When he said it, the 80-year-old barfly I found myself in a long conversation with at the weekend had no idea what I do for a living.
He was not a technical guy. Long-retired, his career had been in a completely different field. He was bragging about one of his high-flying relatives’ technical nous and impressive homeworking set-up.
The “above the DNS” stuff was how this set-up had been translated for him by another relative.
I told him I know a thing or two about DNS (two things!) and explained how it works and why what he just said didn’t make much sense to me. I told him about the root, Verisign, .com, ICANN, and so on.
“He doesn’t need any of that stuff,” he reiterated. “His network works above the DNS.”
About 10 minutes of head-scratching later, the penny finally dropped. Dude was talking about a dot-brand. Like working on a corporate network running a dot-brand was somehow escaping the DNS altogether.

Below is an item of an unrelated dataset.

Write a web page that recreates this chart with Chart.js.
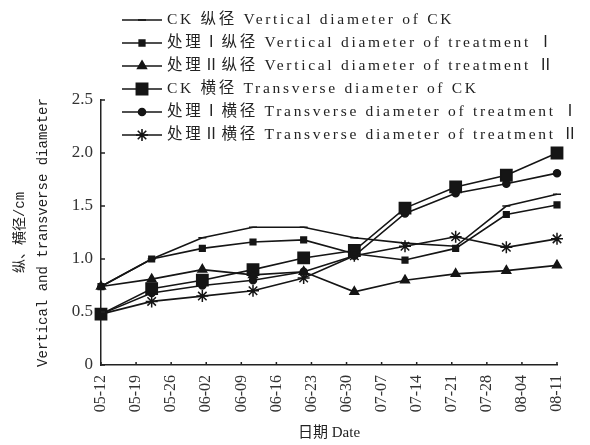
<!DOCTYPE html>
<html>
<head>
<meta charset="utf-8">
<script src="https://cdn.jsdelivr.net/npm/chart.js@4.4.1/dist/chart.umd.min.js"></script>
<style>
html, body { margin: 0; padding: 0; background: #fff; }
</style>
</head>
<body>
<canvas id="grafico" width="590" height="445"></canvas>
<script>
// fechas del eje x (las que se ven en la figura)
var fechas = ['05-12', '05-19', '05-26', '06-02', '06-09', '06-16', '06-23',
              '06-30', '07-07', '07-14', '07-21', '07-28', '08-04', '08-11'];
// los 10 muestreos reales van en un eje oculto
var muestreos = ['1', '2', '3', '4', '5', '6', '7', '8', '9', '10'];

var ckVertical    = [0.74, 1.00, 1.20, 1.30, 1.30, 1.20, 1.15, 1.12, 1.50, 1.61];
var t1Vertical    = [0.74, 1.00, 1.10, 1.16, 1.18, 1.05, 0.99, 1.10, 1.42, 1.51];
var t2Vertical    = [0.74, 0.81, 0.90, 0.85, 0.88, 0.69, 0.80, 0.86, 0.89, 0.94];
var ckTransversal = [0.48, 0.72, 0.80, 0.90, 1.01, 1.08, 1.48, 1.68, 1.79, 2.00];
var t1Transversal = [0.48, 0.68, 0.75, 0.80, 0.88, 1.03, 1.43, 1.62, 1.71, 1.81];
var t2Transversal = [0.48, 0.60, 0.65, 0.70, 0.82, 1.03, 1.12, 1.21, 1.11, 1.19];

var nombres = [
    'CK 纵径 Vertical diameter of CK',
    '处理Ⅰ纵径 Vertical diameter of treatment Ⅰ',
    '处理Ⅱ纵径 Vertical diameter of treatment Ⅱ',
    'CK 横径 Transverse diameter of CK',
    '处理Ⅰ横径 Transverse diameter of treatment Ⅰ',
    '处理Ⅱ横径 Transverse diameter of treatment Ⅱ'
];

var yMin = 0, yMax = 2.5, yPaso = 0.5;
var tituloY = ['纵、横径/cm', 'Vertical and transverse diameter'];
var tituloX = '日期 Date';

var negro = '#151515';

function serie(label, data, estilo, radio) {
    return {
        label: label,
        data: data,
        xAxisID: 'x2',
        borderColor: negro,
        borderWidth: 1.6,
        pointStyle: estilo,
        pointRadius: radio,
        pointBackgroundColor: negro,
        pointBorderColor: negro,
        pointBorderWidth: 1.5,
        tension: 0,
        fill: false
    };
}

// leyenda dibujada a mano: linea + marcador + texto, una por fila
var leyenda = {
    id: 'leyenda',
    afterDraw: function(chart) {
        var c = chart.ctx;
        c.save();
        chart.data.datasets.forEach(function(ds, i) {
            var y = 20 + i * 23;
            c.strokeStyle = negro;
            c.fillStyle = negro;
            c.lineWidth = 1.6;
            c.beginPath();
            c.moveTo(122, y);
            c.lineTo(162, y);
            c.stroke();
            if (Chart.helpers && Chart.helpers.drawPoint) {
                Chart.helpers.drawPoint(c, {
                    pointStyle: ds.pointStyle,
                    radius: ds.pointRadius,
                    rotation: 0,
                    borderWidth: 1.5
                }, 142, y);
            }
            c.fillStyle = '#222';
            c.font = '15.5px "Liberation Serif", "Noto Sans CJK SC"';
            if ('letterSpacing' in c) c.letterSpacing = '2.7px';
            c.textBaseline = 'middle';
            c.textAlign = 'left';
            c.fillText(ds.label, 167, y);
            if ('letterSpacing' in c) c.letterSpacing = '0px';
        });
        c.restore();
    }
};

// marcas cortas hacia dentro en los dos ejes
var marcas = {
    id: 'marcas',
    afterDraw: function(chart) {
        var c = chart.ctx, area = chart.chartArea;
        var sx = chart.scales.x, sy = chart.scales.y;
        c.save();
        c.strokeStyle = '#222';
        c.lineWidth = 1.5;
        c.beginPath();
        sy.ticks.forEach(function(t, i) {
            var py = sy.getPixelForTick(i);
            c.moveTo(area.left, py);
            c.lineTo(area.left + 4, py);
        });
        sx.ticks.forEach(function(t, i) {
            var px = sx.getPixelForTick(i);
            c.moveTo(px, area.bottom);
            c.lineTo(px, area.bottom - 3);
        });
        c.stroke();
        c.restore();
    }
};

var ctx = document.getElementById('grafico').getContext('2d');
var grafico = new Chart(ctx, {
    type: 'line',
    data: {
        datasets: [
            serie(nombres[0], ckVertical, 'line', 4),
            serie(nombres[1], t1Vertical, 'rect', 4),
            serie(nombres[2], t2Vertical, 'triangle', 5),
            serie(nombres[3], ckTransversal, 'rect', 8),
            serie(nombres[4], t1Transversal, 'circle', 3.5),
            serie(nombres[5], t2Transversal, 'star', 6)
        ]
    },
    options: {
        responsive: false,
        animation: false,
        layout: { padding: { top: 100, right: 33, left: 8, bottom: 3 } },
        plugins: {
            legend: { display: false },
            tooltip: { enabled: false }
        },
        scales: {
            x: {
                type: 'category',
                labels: fechas,
                offset: false,
                grid: { display: false, drawTicks: false },
                border: { display: true, color: '#222', width: 1.5 },
                ticks: {
                    autoSkip: false,
                    minRotation: 90,
                    maxRotation: 90,
                    padding: 10,
                    color: '#333',
                    font: { family: '"Liberation Serif"', size: 16 }
                },
                title: {
                    display: true,
                    text: tituloX,
                    color: '#222',
                    padding: { top: 2, bottom: 0 },
                    font: { family: '"Liberation Serif", "Noto Sans CJK SC"', size: 15 }
                },
                afterFit: function(s) { s.height = 77; }
            },
            x2: {
                type: 'category',
                labels: muestreos,
                offset: false,
                display: false
            },
            y: {
                min: yMin,
                max: yMax,
                grid: { display: false, drawTicks: false },
                border: { display: true, color: '#222', width: 1.5 },
                ticks: {
                    stepSize: yPaso,
                    padding: 8,
                    color: '#333',
                    font: { family: '"Liberation Serif"', size: 17 },
                    callback: function(v) { return v === 0 ? '0' : v.toFixed(1); }
                },
                title: {
                    display: true,
                    text: tituloY,
                    color: '#222',
                    padding: 0,
                    font: { family: '"Liberation Mono", "Noto Sans CJK SC"', size: 14, lineHeight: 1.7 }
                },
                afterFit: function(s) { s.width = 93; }
            }
        }
    },
    plugins: [leyenda, marcas]
});
</script>
</body>
</html>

As soon as I had that epiphany, and because I already knew what industry the relative worked in, and which country he came from, I was able to, from my knowledge of the root zone, correctly identify his employer.
I felt pretty smug about that, truth be told.
While a lot of dot-brands obtained in 2012 still remain dormant, some are in use, even if only or primarily internally, and it turns out some have their enthusiastic — proud, even — advocates in random bars at the ass-end of nowhere.
It’s only anecdotal evidence, but if even non-techie retirees in small-town ex-pat bars kinda know what dot-brands are and why they are useful, even if some of the technical details escape them, I wonder whether the concept is approaching mainstream.